9. The apparatus of claim 1 wherein the at least one processing device is further configured to assign roles of the distributed storage system to ones of the nodes in the set of nodes which are in different ones of the created two or more failure sets, the assigned roles comprising a primary metadata manager role, a secondary metadata manager role, and a tiebreaker role configured to determine which metadata manager in the distributed storage system has the primary metadata manager role.
10. The apparatus of claim 1 wherein the triggered operation comprises a provisioning operation on the given node which involves one or more reboot operations on the given node.
11. The apparatus of claim 10 wherein the provisioning operation comprises one of a firmware update operation and an operating system installation operation.
12. The apparatus of claim 1 wherein the triggered operation comprises restarting the given node.
13. The apparatus of claim 1 wherein the at least one processing device is further configured to update the generated mapping data structure in response to identifying at least one of addition, removal and replacement of one or more nodes in the set of nodes of the distributed storage system.
14. The apparatus of claim 1 wherein the at least one processing device is further configured to update the generated mapping data structure in response to detecting one or more physical connection changes for one or more of the power outlets of the set of power distribution units.
15. The apparatus of claim 1 wherein the at least one processing device is further configured:
to monitor for the one or more power-related failure conditions;
to detect, based at least in part on the monitored power utilization, whether any of the created two or more failure sets is predicted to encounter at least one of the one or more power-related failure conditions within a designated threshold period of time; and
responsive to detecting that a given one of the created two or more failures sets is predicted to encounter at least one of the one or more power-related failure conditions within the designated threshold period of time, to initiate shutdown of a given subset of the set of nodes of the distributed storage system belonging to the given failure set.
16. The apparatus of claim 15 wherein said at least one of the one or more power-related failure conditions comprises power utilization, by at least one power distribution unit of the set of power distribution units connected to at least one node in the given subset of the set of nodes of the distributed storage system belonging to the given failure set, which exceeds a designated power utilization threshold.
17. A computer program product comprising a non-transitory processor-readable storage medium having stored therein program code of one or more software programs, wherein the program code when executed by at least one processing device causes the at least one processing device:
to identify a set of nodes of a distributed storage system deployed in an information technology infrastructure environment;
to identify a set of power distribution units in the information technology infrastructure environment;
to monitor power consumption by power outlets of each power distribution unit in the set of power distribution units;
to generate a mapping data structure comprising mappings identifying ones of the power outlets of the set of power distribution units which each node in the set of nodes of the distributed storage system is connected to, wherein generating the mappings for a given node in the set of nodes of the distributed storage system comprises (i) triggering an operation on the given node which temporarily reduces power consumption of the given node and (ii) determining, based at least in part on the monitored power consumption, which power outlets of the set of power distribution units report at least a threshold change in power consumption in conjunction with the triggered operation on the given node; and
to create, based at least in part on the generated mapping data structure, two or more fault sets for the distributed storage system, each of the created two or more fault sets comprising a subset of the set of nodes of the distributed storage system having resiliency to one or more power-related failure conditions.

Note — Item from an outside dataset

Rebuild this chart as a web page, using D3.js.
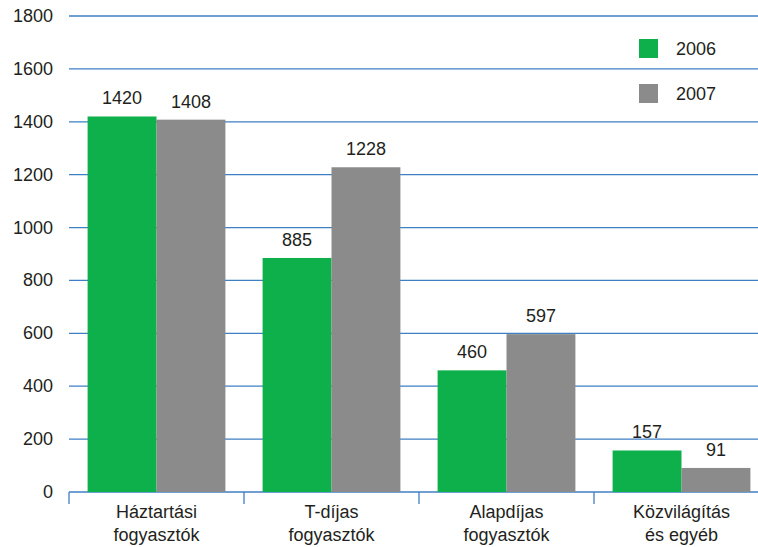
<!DOCTYPE html>
<html>
<head>
<meta charset="utf-8">
<script src="https://cdn.jsdelivr.net/npm/d3@7"></script>
<style>
  body { margin: 0; background: #fff; }
  text { font-family: "Liberation Sans", Arial, sans-serif; fill: #231f20; }
</style>
</head>
<body>
<svg id="chart" width="758" height="547"></svg>
<script>
const categories = [['Háztartási', 'fogyasztók'], ['T-díjas', 'fogyasztók'], ['Alapdíjas', 'fogyasztók'], ['Közvilágítás', 'és egyéb']];
const years = ['2006', '2007'];
const values2006 = [1420, 885, 460, 157];
const values2007 = [1408, 1228, 597, 91];
const yTicks = [0, 200, 400, 600, 800, 1000, 1200, 1400, 1600, 1800];

const colors = { '2006': '#0db04b', '2007': '#8a8b8a' };
const svg = d3.select('#chart');

const left = 69;
const x = d3.scaleBand()
  .domain(d3.range(categories.length))
  .range([left, left + 175 * 4])
  .paddingInner(0)
  .paddingOuter(0);
const x1 = d3.scaleBand()
  .domain(years)
  .range([0, x.bandwidth()])
  .paddingOuter(0.27)
  .paddingInner(0);
const y = d3.scaleLinear().domain([0, 1800]).range([492, 16]);

// grid lines
svg.append('g')
  .selectAll('line')
  .data(yTicks)
  .enter()
  .append('line')
  .attr('x1', left)
  .attr('x2', 758)
  .attr('y1', d => y(d))
  .attr('y2', d => y(d))
  .attr('stroke', '#3f7fc4')
  .attr('stroke-width', 1.3);

// y labels
svg.append('g')
  .selectAll('text')
  .data(yTicks)
  .enter()
  .append('text')
  .attr('x', 53)
  .attr('y', d => y(d) + 6)
  .attr('text-anchor', 'end')
  .style('font-size', '18px')
  .text(d => d);

// category ticks
svg.append('g')
  .selectAll('line')
  .data(d3.range(categories.length))
  .enter()
  .append('line')
  .attr('x1', d => x(d))
  .attr('x2', d => x(d))
  .attr('y1', y(0))
  .attr('y2', 504)
  .attr('stroke', '#3f7fc4')
  .attr('stroke-width', 1.3);

const rows = [];
categories.forEach((c, i) => {
  rows.push({ i, year: '2006', v: values2006[i] });
  rows.push({ i, year: '2007', v: values2007[i] });
});

svg.append('g')
  .selectAll('rect')
  .data(rows)
  .enter()
  .append('rect')
  .attr('x', d => x(d.i) + x1(d.year))
  .attr('y', d => y(d.v))
  .attr('width', x1.bandwidth())
  .attr('height', d => y(0) - y(d.v))
  .style('fill', d => colors[d.year]);

svg.append('g')
  .selectAll('text')
  .data(rows)
  .enter()
  .append('text')
  .attr('x', d => x(d.i) + x1(d.year) + x1.bandwidth() / 2)
  .attr('y', d => y(d.v) - 12)
  .attr('text-anchor', 'middle')
  .style('font-size', '18px')
  .text(d => d.v);

// category labels
const cat = svg.append('g')
  .selectAll('text')
  .data(categories)
  .enter()
  .append('text')
  .attr('text-anchor', 'middle')
  .style('font-size', '18px');
cat.append('tspan')
  .attr('x', (d, i) => x(i) + x.bandwidth() / 2)
  .attr('y', 518)
  .text(d => d[0]);
cat.append('tspan')
  .attr('x', (d, i) => x(i) + x.bandwidth() / 2)
  .attr('y', 541)
  .text(d => d[1]);

// legend
const legend = svg.append('g')
  .selectAll('g')
  .data(years)
  .enter()
  .append('g')
  .attr('transform', (d, i) => `translate(639, ${39 + i * 45})`);
legend.append('rect')
  .attr('width', 19)
  .attr('height', 19)
  .style('fill', d => colors[d]);
legend.append('text')
  .attr('x', 37)
  .attr('y', 16)
  .style('font-size', '18px')
  .text(d => d);
</script>
</body>
</html>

18. The computer program product of claim 17 wherein:
the information technology infrastructure environment comprises two or more equipment racks, each of the two or more equipment racks comprising a subset of the set of power distribution units; and
the created two or more fault sets comprise:
a first fault set comprising a first subset of the set of nodes of the distributed storage system which are connected to a first set of power outlets of a first subset of the set of power distribution units which are part of a first one of the two or more equipment racks; and
a second fault set comprising a second subset of the set of nodes of the distributed storage system which are connected to a second set of power outlets of a second subset of the set of power distribution units which are part of a second one of the two or more equipment racks.
19. A method comprising:
identifying a set of nodes of a distributed storage system deployed in an information technology infrastructure environment;
identifying a set of power distribution units in the information technology infrastructure environment;
monitoring power consumption by power outlets of each power distribution unit in the set of power distribution units;
generating a mapping data structure comprising mappings identifying ones of the power outlets of the set of power distribution units which each node in the set of nodes of the distributed storage system is connected to, wherein generating the mappings for a given node in the set of nodes of the distributed storage system comprises (i) triggering an operation on the given node which temporarily reduces power consumption of the given node and (ii) determining, based at least in part on the monitored power consumption, which power outlets of the set of power distribution units report at least a threshold change in power consumption in conjunction with the triggered operation on the given node; and
creating, based at least in part on the generated mapping data structure, two or more fault sets for the distributed storage system, each of the created two or more fault sets comprising a subset of the set of nodes of the distributed storage system having resiliency to one or more power-related failure conditions;
wherein the method is performed by at least one processing device comprising a processor coupled to a memory.
20. The method of claim 19 wherein:
the information technology infrastructure environment comprises two or more equipment racks, each of the two or more equipment racks comprising a subset of the set of power distribution units; and
the created two or more fault sets comprise:
a first fault set comprising a first subset of the set of nodes of the distributed storage system which are connected to a first set of power outlets of a first subset of the set of power distribution units which are part of a first one of the two or more equipment racks; and
a second fault set comprising a second subset of the set of nodes of the distributed storage system which are connected to a second set of power outlets of a second subset of the set of power distribution units which are part of a second one of the two or more equipment racks.